Strong coupling at the subwavelength scale has attracted extensive attention due to the interesting physical phenomena brought about by the enhanced light-matter interaction. Here we propose a borophene-based hybrid plasmonic structure, which facilitates the strong coupling between borophene surface plasmon (BSP) and magnetic polariton (MP) modes. The dispersive propagating BSPs can strongly interact with the nondispersive localized MPs by tuning the borophene electron density, resulting in two hybrid polariton bands featuring remarkable Rabi splitting (with 65 meV). The interaction behavior exhibits unique features of energy transfer, dual-band light trapping, and mode splitting characteristics, which can be described by the classical coupled oscillator model.

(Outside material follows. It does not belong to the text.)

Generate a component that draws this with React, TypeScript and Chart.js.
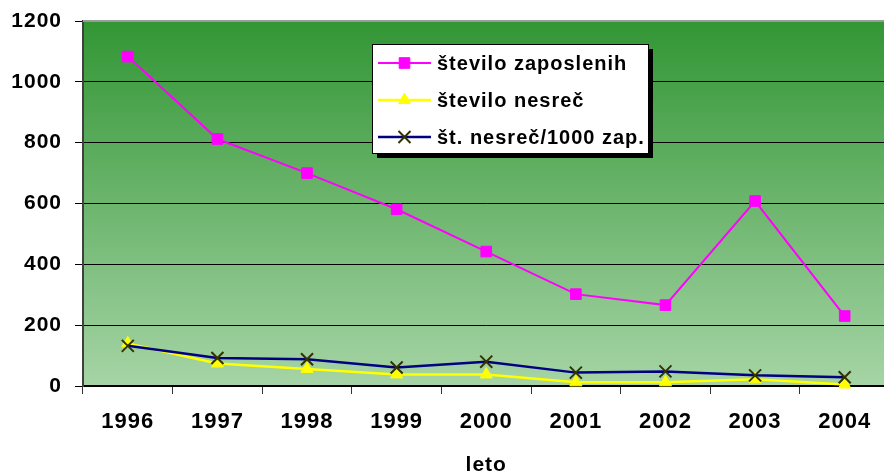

The coupling strength exhibits a nearly linear relationship with spacer permittivity, increasing as the spacer permittivity decreases, and can reach a maximum of 200 meV. In addition, the anisotropic BSP-MP coupling can be achieved under different polarized light, which is attributed to the anisotropic properties of the borophene monolayer. This work may not only provide a platform for the study of light-matter interaction, but also has the potential to construct easy-to-fabricate borophene-based plasmonic devices.